Michael DeWalt is an entrepreneur on a mission. In an effort to give Black customers a service that caters to them, he launched Ride. The answer to many African-American’s concerns with Uber and Lyft, Ride is a car-sharing service geared toward improving the Black economy.
DeWalt told Atlanta Black Star his motivation for the Charlotte, North Carolina-based company came from Black authors Dr. Boyce Watkins and Dr. Claud Anderson.
Watkins, a finance professor and social commentator, is known for his books and seminars that encourage African-Americans to “create the opportunity yourself” instead of waiting to be hired by white companies.
Anderson shares a similar message. The cultural expert urged Black people to learn from immigrants’ use of group economics to retain wealth in the community.
“I was inspired by great teachers to build something Black-owned,” 30-year-old DeWalt shared. “I figure what better way to build something than starting a mobile application. I decided to start with a ride-sharing application as I saw [a] big opportunity in that market.”
Upon starting the service, the Peoria, Illinois native gathered a team of fellow engineers – former classmates from Southern Illinois University. The six-man team established their positions and got to work before business began in May.
Ride – Be A Driver, and Ride – Be A Passenger are the mobile applications that link together. They allow drivers and passengers to seek out each other for business. The company currently services hundreds of users. In addition to serving 24 U.S. cities, users have registered in Malaysia, Indonesia and Nigeria.
DeWalt said forming a landscaping company last year informed his mobile app launch.
“My experience with that helped teach me how to start a company, [and get] resources and capital needed to stay afloat. The biggest thing I learned is that I’d rather provide a platform than a labor service.”
Unlike the competition, DeWalt maintains Ride has no extra transaction fees.
“It [has] a cash option,” the founder explained. “Ride app also allows you to pick the function you particularly want with two separate apps to avoid [unwanted] notifications. The driver is paid on every transaction as well.”
Additionally, the service gives customers a cheaper ride-sharing option over Uber and Lyft.
There is also another incentive for African-Americans to support the app: keeping the dollar circulating in the Black economy.
“Ride app provides [the] opportunity to be a driver and make money for the Black community,” DeWalt said. “If the app continues to grow, drivers could do it full or part time to generate income.”
Though Uber and Lyft could have solved the problem Black men have with hailing cabs, Ride occupies a unique position with its Black ownership. DeWalt offers a suggestion for how his company can get at the heart of that transportation issue.
“One way this can hopefully be addressed [is] that [there] will be plenty of Black male drivers [looking] for Black male passengers. A familiar face always helps in addressing this issue.”

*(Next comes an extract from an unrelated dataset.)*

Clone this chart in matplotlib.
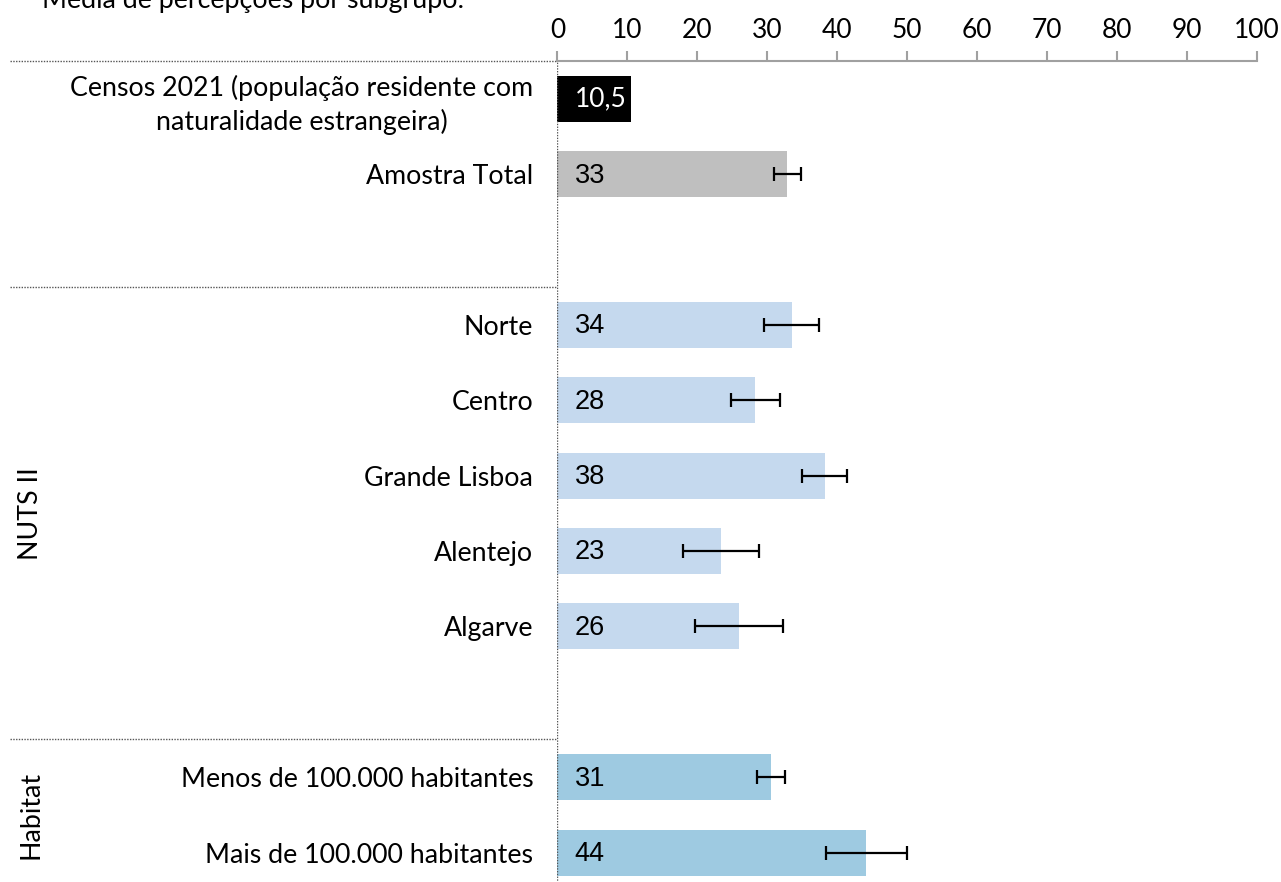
"""
Média de percepções por subgrupo - barras horizontais
"""
import matplotlib
matplotlib.use("Agg")
import matplotlib.pyplot as plt
import matplotlib.transforms as mtransforms

labels = ["Censos 2021 (população residente com\nnaturalidade estrangeira)",
          "Amostra Total",
          "Norte", "Centro", "Grande Lisboa", "Alentejo", "Algarve",
          "Menos de 100.000 habitantes", "Mais de 100.000 habitantes"]
values = [10.5, 32.9, 33.5, 28.3, 38.2, 23.4, 26.0, 30.6, 44.2]
value_text = ["10,5", "33", "34", "28", "38", "23", "26", "31", "44"]
errors = [None, 1.9, 3.9, 3.5, 3.2, 5.4, 6.3, 2.0, 5.8]
slots = [0, 1, 3, 4, 5, 6, 7, 9, 10]
colors = ["#000000", "#bfbfbf",
          "#c5d9ee", "#c5d9ee", "#c5d9ee", "#c5d9ee", "#c5d9ee",
          "#9ecae1", "#9ecae1"]
groups = ["NUTS II", "Habitat"]
group_centers = [5.5, 9.5]
ticks = list(range(0, 101, 10))

plt.rcParams['font.family'] = ['Lato', 'DejaVu Sans']

fig = plt.figure(figsize=(12.81, 8.82), dpi=100)
ax = fig.add_axes([0.4352, -0.0093, 0.5457, 0.940])

ax.barh(slots, values, height=0.61, color=colors)
for s, v, e in zip(slots, values, errors):
    if e is not None:
        ax.errorbar(v, s, xerr=e, fmt='none', ecolor='black',
                    elinewidth=1.6, capsize=5, capthick=1.6)

for s, t, c in zip(slots, value_text, colors):
    if c == "#000000":
        ax.annotate(t, (0, s), xytext=(12.5, 0), textcoords='offset points',
                    va='center', ha='left', fontsize=19, color='white')
    else:
        ax.annotate(t, (0, s), xytext=(12.5, -1), textcoords='offset points',
                    va='center', ha='left', fontsize=19.5, color='black',
                    family=['Liberation Sans', 'DejaVu Sans'])

ax.set_xlim(0, 100)
ax.set_ylim(10.5, -0.5)
ax.xaxis.tick_top()
ax.set_xticks(ticks)
ax.tick_params(axis='x', direction='out', length=7, width=1.5,
               color='#a0a0a0', labelsize=19, pad=6)
ax.set_yticks(slots)
ax.set_yticklabels(labels)
ax.tick_params(axis='y', length=0, labelsize=19.3, pad=17.5)
censos = ax.get_yticklabels()[0]
censos.set_multialignment('center')
censos.set_linespacing(1.35)

for side in ['right', 'bottom', 'left']:
    ax.spines[side].set_visible(False)
ax.spines['top'].set_color('#a0a0a0')
ax.spines['top'].set_linewidth(1.5)

ax.axvline(0, color='#555555', linestyle=(0, (1, 1)), linewidth=1)

# separadores pontilhados
trans = mtransforms.blended_transform_factory(fig.transFigure, ax.transData)
for y in [-0.5, 2.5, 8.5]:
    ax.plot([0.008, 0.4352], [y, y], transform=trans, clip_on=False,
            color='#555555', linestyle=(0, (1, 1)), linewidth=1)

for g, yc in zip(groups, group_centers):
    ax.text(0.024, yc, g, transform=trans, rotation=90,
            ha='center', va='center', fontsize=19.3)

fig.text(0.033, 0.991, "Média de percepções por subgrupo:",
         ha='left', va='baseline', fontsize=19.3)

fig.savefig("out.png", dpi=100)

As the app continues to grow, many are discovering how enjoyable the service is to use. DeWalt told ABS that feedback is generally positive. The only downside comes from customers who are looking to have more drivers where there is a high-client base.
DeWalt hopes his company eventually reaches the status of Lyft and Uber. The companies each currently have billions of users, according to their websites.
“The goal is for the app to be known worldwide,” he shared. “I want to generate enough wealth to help Black communities build our own libraries, schools, grocery stores, police departments [and] distribution centers.”
Ride is free for both passengers and drivers and is available in the App Store and on Google Play.